* **PROBLEM REQUIREMENTS**
From the entries below, count the lines with "seaborn". Write only the count.

START INPUT

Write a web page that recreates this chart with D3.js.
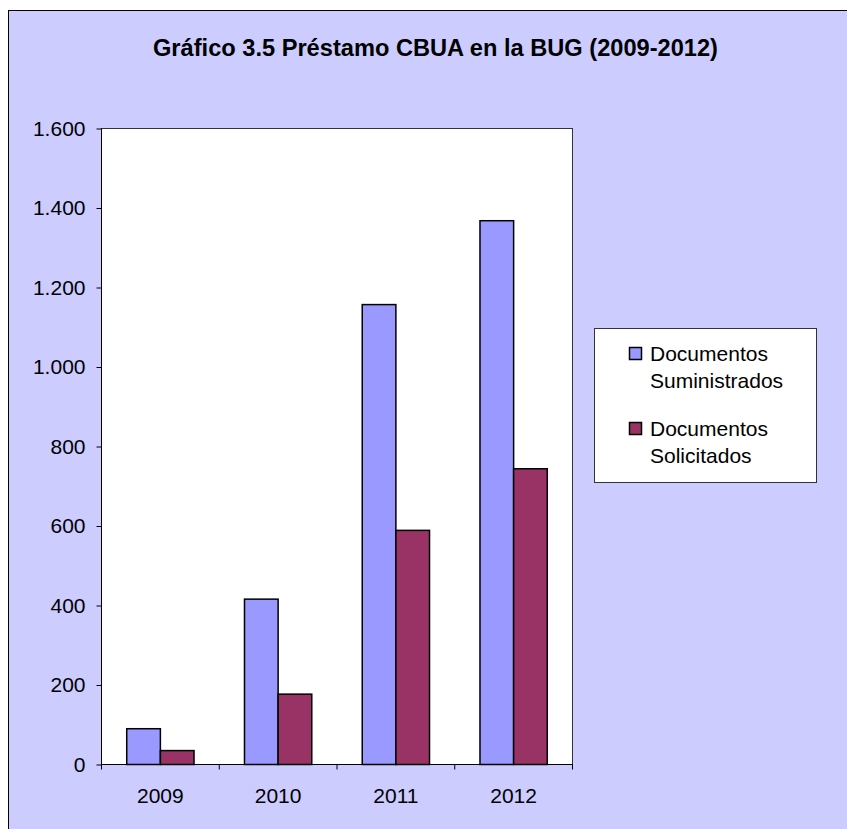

END INPUT
START INPUT

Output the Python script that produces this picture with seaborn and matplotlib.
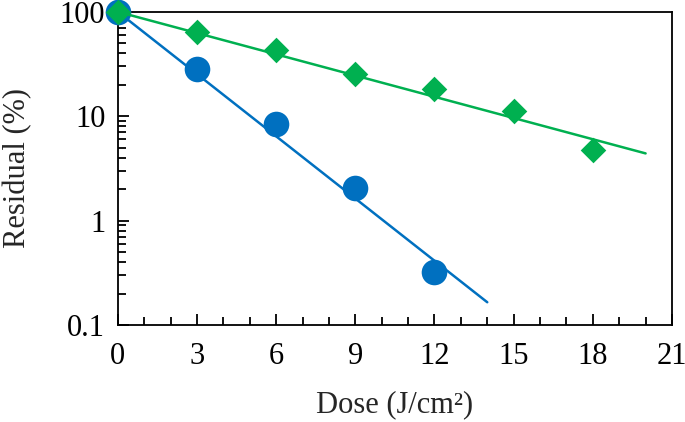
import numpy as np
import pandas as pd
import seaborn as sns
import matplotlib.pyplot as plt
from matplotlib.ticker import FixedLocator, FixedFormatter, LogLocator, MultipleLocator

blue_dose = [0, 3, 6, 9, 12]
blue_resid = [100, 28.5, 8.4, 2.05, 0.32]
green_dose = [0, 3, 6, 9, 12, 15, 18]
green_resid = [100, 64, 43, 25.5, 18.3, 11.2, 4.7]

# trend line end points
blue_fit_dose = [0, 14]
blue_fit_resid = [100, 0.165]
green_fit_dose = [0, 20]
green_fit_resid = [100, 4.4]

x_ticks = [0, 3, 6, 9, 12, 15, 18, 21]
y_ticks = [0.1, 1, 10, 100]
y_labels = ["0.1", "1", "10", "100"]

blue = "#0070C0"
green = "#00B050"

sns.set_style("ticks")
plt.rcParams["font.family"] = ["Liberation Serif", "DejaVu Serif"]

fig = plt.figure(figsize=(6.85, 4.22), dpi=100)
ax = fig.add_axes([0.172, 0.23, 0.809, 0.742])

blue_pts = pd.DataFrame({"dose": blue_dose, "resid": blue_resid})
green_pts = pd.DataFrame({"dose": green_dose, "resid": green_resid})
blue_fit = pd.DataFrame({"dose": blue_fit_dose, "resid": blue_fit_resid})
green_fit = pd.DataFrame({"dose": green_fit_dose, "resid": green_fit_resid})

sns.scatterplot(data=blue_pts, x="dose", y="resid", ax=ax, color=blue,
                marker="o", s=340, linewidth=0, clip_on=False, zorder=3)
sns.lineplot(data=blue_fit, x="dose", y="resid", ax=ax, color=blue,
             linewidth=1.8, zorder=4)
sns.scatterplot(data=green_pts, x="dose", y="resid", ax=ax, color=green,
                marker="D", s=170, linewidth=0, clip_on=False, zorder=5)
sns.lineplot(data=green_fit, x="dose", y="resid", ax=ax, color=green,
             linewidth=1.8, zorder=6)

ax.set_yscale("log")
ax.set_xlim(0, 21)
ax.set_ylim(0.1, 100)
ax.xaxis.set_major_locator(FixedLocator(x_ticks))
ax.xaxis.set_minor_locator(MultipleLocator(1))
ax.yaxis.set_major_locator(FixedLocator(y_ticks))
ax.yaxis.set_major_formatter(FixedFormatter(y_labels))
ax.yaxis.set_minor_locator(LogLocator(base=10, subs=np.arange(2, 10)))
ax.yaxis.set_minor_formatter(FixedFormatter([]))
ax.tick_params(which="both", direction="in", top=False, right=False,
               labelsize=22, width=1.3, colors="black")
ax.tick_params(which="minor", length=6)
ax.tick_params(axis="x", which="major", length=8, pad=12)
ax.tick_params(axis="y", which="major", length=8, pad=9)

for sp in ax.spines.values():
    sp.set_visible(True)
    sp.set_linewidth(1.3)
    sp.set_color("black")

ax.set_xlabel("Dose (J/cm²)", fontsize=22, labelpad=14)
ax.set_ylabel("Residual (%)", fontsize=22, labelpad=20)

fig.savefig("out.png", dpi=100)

END INPUT
START INPUT

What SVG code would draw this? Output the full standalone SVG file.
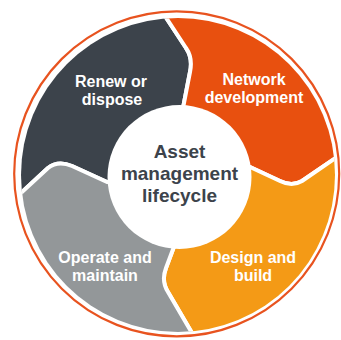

END INPUT

* **EXPECTED ANSWER**
2